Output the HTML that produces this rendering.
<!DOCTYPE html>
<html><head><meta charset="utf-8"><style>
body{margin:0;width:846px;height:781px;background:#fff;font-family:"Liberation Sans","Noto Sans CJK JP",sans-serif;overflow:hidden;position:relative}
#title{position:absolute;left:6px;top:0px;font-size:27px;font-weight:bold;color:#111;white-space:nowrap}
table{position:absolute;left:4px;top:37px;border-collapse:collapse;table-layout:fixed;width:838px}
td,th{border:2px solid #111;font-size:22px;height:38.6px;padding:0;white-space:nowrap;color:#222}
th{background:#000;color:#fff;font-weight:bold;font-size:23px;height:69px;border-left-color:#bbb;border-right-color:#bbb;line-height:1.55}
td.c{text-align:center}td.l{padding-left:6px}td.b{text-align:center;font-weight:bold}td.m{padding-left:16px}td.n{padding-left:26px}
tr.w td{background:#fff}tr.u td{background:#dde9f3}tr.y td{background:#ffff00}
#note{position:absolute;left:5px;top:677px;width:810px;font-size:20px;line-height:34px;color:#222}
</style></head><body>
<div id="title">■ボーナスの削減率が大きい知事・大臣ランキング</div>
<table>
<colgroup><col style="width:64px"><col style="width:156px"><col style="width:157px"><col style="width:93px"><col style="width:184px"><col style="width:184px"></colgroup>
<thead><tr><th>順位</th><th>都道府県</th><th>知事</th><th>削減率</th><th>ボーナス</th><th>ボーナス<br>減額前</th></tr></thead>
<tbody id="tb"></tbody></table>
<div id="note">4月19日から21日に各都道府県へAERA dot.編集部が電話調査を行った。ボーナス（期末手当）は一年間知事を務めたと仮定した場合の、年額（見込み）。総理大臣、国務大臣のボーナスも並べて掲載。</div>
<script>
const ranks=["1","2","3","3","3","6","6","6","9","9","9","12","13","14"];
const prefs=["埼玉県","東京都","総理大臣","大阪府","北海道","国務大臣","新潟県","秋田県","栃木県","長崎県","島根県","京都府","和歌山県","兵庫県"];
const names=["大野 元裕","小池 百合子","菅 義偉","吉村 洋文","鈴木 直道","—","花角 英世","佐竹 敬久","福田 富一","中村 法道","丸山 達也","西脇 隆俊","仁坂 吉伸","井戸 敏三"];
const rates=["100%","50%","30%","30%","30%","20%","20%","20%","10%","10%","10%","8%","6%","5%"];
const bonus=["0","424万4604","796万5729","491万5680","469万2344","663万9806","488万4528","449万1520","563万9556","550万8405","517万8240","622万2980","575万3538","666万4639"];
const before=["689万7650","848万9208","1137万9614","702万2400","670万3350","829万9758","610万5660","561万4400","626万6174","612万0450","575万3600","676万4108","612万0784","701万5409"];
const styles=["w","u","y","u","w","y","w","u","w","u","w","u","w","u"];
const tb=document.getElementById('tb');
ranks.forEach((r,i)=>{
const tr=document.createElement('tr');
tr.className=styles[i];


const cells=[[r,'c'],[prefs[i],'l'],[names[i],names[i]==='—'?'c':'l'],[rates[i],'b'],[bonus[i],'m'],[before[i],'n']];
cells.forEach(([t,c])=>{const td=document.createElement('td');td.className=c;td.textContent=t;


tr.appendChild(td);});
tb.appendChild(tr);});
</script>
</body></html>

────────────────

_Exercise description:_
Faithfully transcribe the whole of the data.

_Solution for this exercise:_
Output the HTML that produces this rendering.
<!DOCTYPE html>
<html><head><meta charset="utf-8"><style>
body{margin:0;width:846px;height:781px;background:#fff;font-family:"Liberation Sans","Noto Sans CJK JP",sans-serif;overflow:hidden;position:relative}
#title{position:absolute;left:6px;top:0px;font-size:27px;font-weight:bold;color:#111;white-space:nowrap}
table{position:absolute;left:4px;top:37px;border-collapse:collapse;table-layout:fixed;width:838px}
td,th{border:2px solid #111;font-size:22px;height:38.6px;padding:0;white-space:nowrap;color:#222}
th{background:#000;color:#fff;font-weight:bold;font-size:23px;height:69px;border-left-color:#bbb;border-right-color:#bbb;line-height:1.55}
td.c{text-align:center}td.l{padding-left:6px}td.b{text-align:center;font-weight:bold}td.m{padding-left:16px}td.n{padding-left:26px}
tr.w td{background:#fff}tr.u td{background:#dde9f3}tr.y td{background:#ffff00}
#note{position:absolute;left:5px;top:677px;width:810px;font-size:20px;line-height:34px;color:#222}
</style></head><body>
<div id="title">■ボーナスの削減率が大きい知事・大臣ランキング</div>
<table>
<colgroup><col style="width:64px"><col style="width:156px"><col style="width:157px"><col style="width:93px"><col style="width:184px"><col style="width:184px"></colgroup>
<thead><tr><th>順位</th><th>都道府県</th><th>知事</th><th>削減率</th><th>ボーナス</th><th>ボーナス<br>減額前</th></tr></thead>
<tbody id="tb"></tbody></table>
<div id="note">4月19日から21日に各都道府県へAERA dot.編集部が電話調査を行った。ボーナス（期末手当）は一年間知事を務めたと仮定した場合の、年額（見込み）。総理大臣、国務大臣のボーナスも並べて掲載。</div>
<script>
const ranks=["1","2","3","3","3","6","6","6","9","9","9","12","13","14"];
const prefs=["埼玉県","東京都","総理大臣","大阪府","北海道","国務大臣","新潟県","秋田県","栃木県","長崎県","島根県","京都府","和歌山県","兵庫県"];
const names=["大野 元裕","小池 百合子","菅 義偉","吉村 洋文","鈴木 直道","—","花角 英世","佐竹 敬久","福田 富一","中村 法道","丸山 達也","西脇 隆俊","仁坂 吉伸","井戸 敏三"];
const rates=["100%","50%","30%","30%","30%","20%","20%","20%","10%","10%","10%","8%","6%","5%"];
const bonus=["0","424万4604","796万5729","491万5680","469万2344","663万9806","488万4528","449万1520","563万9556","550万8405","517万8240","622万2980","575万3538","666万4639"];
const before=["689万7650","848万9208","1137万9614","702万2400","670万3350","829万9758","610万5660","561万4400","626万6174","612万0450","575万3600","676万4108","612万0784","701万5409"];
const styles=["w","u","y","u","w","y","w","u","w","u","w","u","w","u"];
const tb=document.getElementById('tb');
ranks.forEach((r,i)=>{
const tr=document.createElement('tr');
tr.className=styles[i];


const cells=[[r,'c'],[prefs[i],'l'],[names[i],names[i]==='—'?'c':'l'],[rates[i],'b'],[bonus[i],'m'],[before[i],'n']];
cells.forEach(([t,c])=>{const td=document.createElement('td');td.className=c;td.textContent=t;


tr.appendChild(td);});
tb.appendChild(tr);});
</script>
</body></html>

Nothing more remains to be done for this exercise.